[BEGIN Source material]

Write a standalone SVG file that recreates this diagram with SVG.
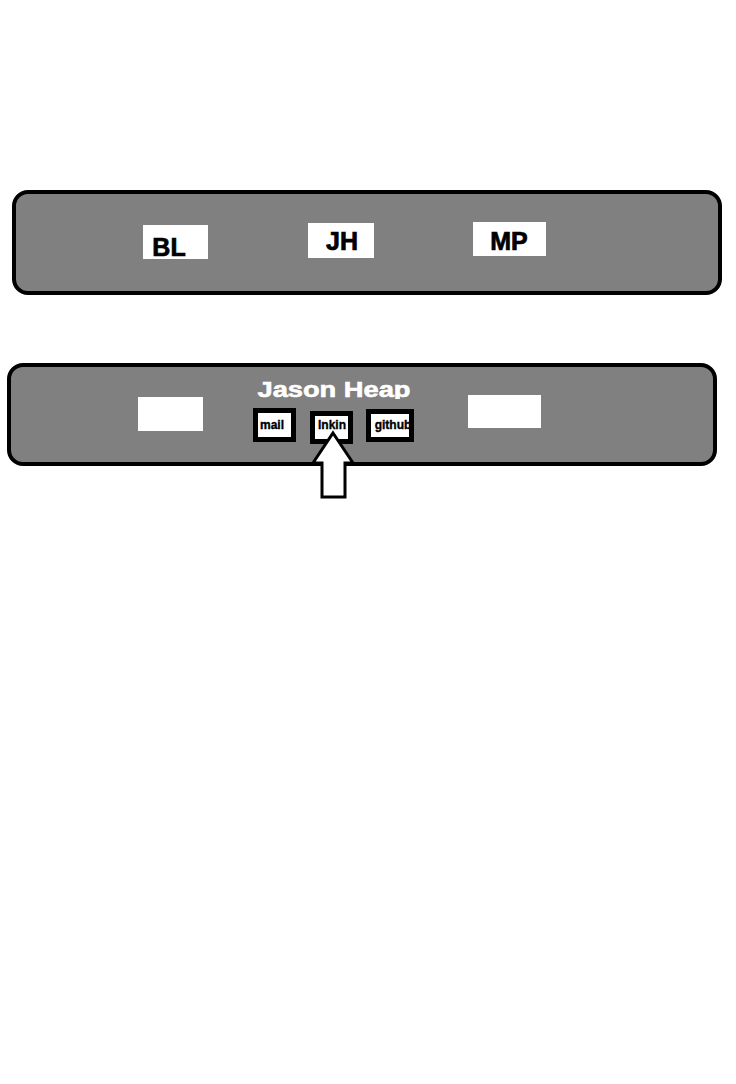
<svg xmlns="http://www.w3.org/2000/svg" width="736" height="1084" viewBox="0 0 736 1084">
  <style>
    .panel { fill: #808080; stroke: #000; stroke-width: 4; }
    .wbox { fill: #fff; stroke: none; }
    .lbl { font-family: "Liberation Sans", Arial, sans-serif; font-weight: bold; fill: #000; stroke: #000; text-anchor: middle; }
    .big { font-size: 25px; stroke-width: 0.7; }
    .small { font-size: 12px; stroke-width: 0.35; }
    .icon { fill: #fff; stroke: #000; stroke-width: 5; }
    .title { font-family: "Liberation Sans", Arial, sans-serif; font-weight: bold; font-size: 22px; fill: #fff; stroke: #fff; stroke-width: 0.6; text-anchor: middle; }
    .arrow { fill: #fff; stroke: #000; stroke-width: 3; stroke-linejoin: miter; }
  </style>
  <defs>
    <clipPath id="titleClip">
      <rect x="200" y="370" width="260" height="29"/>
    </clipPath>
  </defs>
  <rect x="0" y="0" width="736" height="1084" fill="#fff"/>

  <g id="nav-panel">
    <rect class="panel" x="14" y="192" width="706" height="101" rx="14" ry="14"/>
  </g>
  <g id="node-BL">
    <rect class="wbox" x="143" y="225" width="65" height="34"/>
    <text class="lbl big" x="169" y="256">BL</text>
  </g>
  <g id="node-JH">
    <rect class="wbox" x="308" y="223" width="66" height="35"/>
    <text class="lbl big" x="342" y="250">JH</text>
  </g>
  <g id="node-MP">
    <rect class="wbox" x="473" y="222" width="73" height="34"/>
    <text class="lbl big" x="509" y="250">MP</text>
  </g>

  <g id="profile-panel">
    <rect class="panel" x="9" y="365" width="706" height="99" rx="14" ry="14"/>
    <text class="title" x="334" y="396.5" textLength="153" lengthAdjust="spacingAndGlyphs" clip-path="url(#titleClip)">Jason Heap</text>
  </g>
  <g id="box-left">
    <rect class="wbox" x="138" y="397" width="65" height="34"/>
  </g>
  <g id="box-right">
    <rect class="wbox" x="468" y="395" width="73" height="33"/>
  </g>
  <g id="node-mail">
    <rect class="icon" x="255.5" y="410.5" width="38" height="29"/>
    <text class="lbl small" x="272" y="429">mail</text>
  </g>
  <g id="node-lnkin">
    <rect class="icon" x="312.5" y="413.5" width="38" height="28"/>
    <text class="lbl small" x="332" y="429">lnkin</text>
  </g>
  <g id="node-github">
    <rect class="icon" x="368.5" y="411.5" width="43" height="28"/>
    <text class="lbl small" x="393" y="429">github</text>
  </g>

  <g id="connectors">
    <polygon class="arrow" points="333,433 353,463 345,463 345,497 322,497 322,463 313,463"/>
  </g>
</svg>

[END Source material]

Repeat the material above verbatim, with no pictures in the output.

Write a standalone SVG file that recreates this diagram with SVG.
<svg xmlns="http://www.w3.org/2000/svg" width="736" height="1084" viewBox="0 0 736 1084">
  <style>
    .panel { fill: #808080; stroke: #000; stroke-width: 4; }
    .wbox { fill: #fff; stroke: none; }
    .lbl { font-family: "Liberation Sans", Arial, sans-serif; font-weight: bold; fill: #000; stroke: #000; text-anchor: middle; }
    .big { font-size: 25px; stroke-width: 0.7; }
    .small { font-size: 12px; stroke-width: 0.35; }
    .icon { fill: #fff; stroke: #000; stroke-width: 5; }
    .title { font-family: "Liberation Sans", Arial, sans-serif; font-weight: bold; font-size: 22px; fill: #fff; stroke: #fff; stroke-width: 0.6; text-anchor: middle; }
    .arrow { fill: #fff; stroke: #000; stroke-width: 3; stroke-linejoin: miter; }
  </style>
  <defs>
    <clipPath id="titleClip">
      <rect x="200" y="370" width="260" height="29"/>
    </clipPath>
  </defs>
  <rect x="0" y="0" width="736" height="1084" fill="#fff"/>

  <g id="nav-panel">
    <rect class="panel" x="14" y="192" width="706" height="101" rx="14" ry="14"/>
  </g>
  <g id="node-BL">
    <rect class="wbox" x="143" y="225" width="65" height="34"/>
    <text class="lbl big" x="169" y="256">BL</text>
  </g>
  <g id="node-JH">
    <rect class="wbox" x="308" y="223" width="66" height="35"/>
    <text class="lbl big" x="342" y="250">JH</text>
  </g>
  <g id="node-MP">
    <rect class="wbox" x="473" y="222" width="73" height="34"/>
    <text class="lbl big" x="509" y="250">MP</text>
  </g>

  <g id="profile-panel">
    <rect class="panel" x="9" y="365" width="706" height="99" rx="14" ry="14"/>
    <text class="title" x="334" y="396.5" textLength="153" lengthAdjust="spacingAndGlyphs" clip-path="url(#titleClip)">Jason Heap</text>
  </g>
  <g id="box-left">
    <rect class="wbox" x="138" y="397" width="65" height="34"/>
  </g>
  <g id="box-right">
    <rect class="wbox" x="468" y="395" width="73" height="33"/>
  </g>
  <g id="node-mail">
    <rect class="icon" x="255.5" y="410.5" width="38" height="29"/>
    <text class="lbl small" x="272" y="429">mail</text>
  </g>
  <g id="node-lnkin">
    <rect class="icon" x="312.5" y="413.5" width="38" height="28"/>
    <text class="lbl small" x="332" y="429">lnkin</text>
  </g>
  <g id="node-github">
    <rect class="icon" x="368.5" y="411.5" width="43" height="28"/>
    <text class="lbl small" x="393" y="429">github</text>
  </g>

  <g id="connectors">
    <polygon class="arrow" points="333,433 353,463 345,463 345,497 322,497 322,463 313,463"/>
  </g>
</svg>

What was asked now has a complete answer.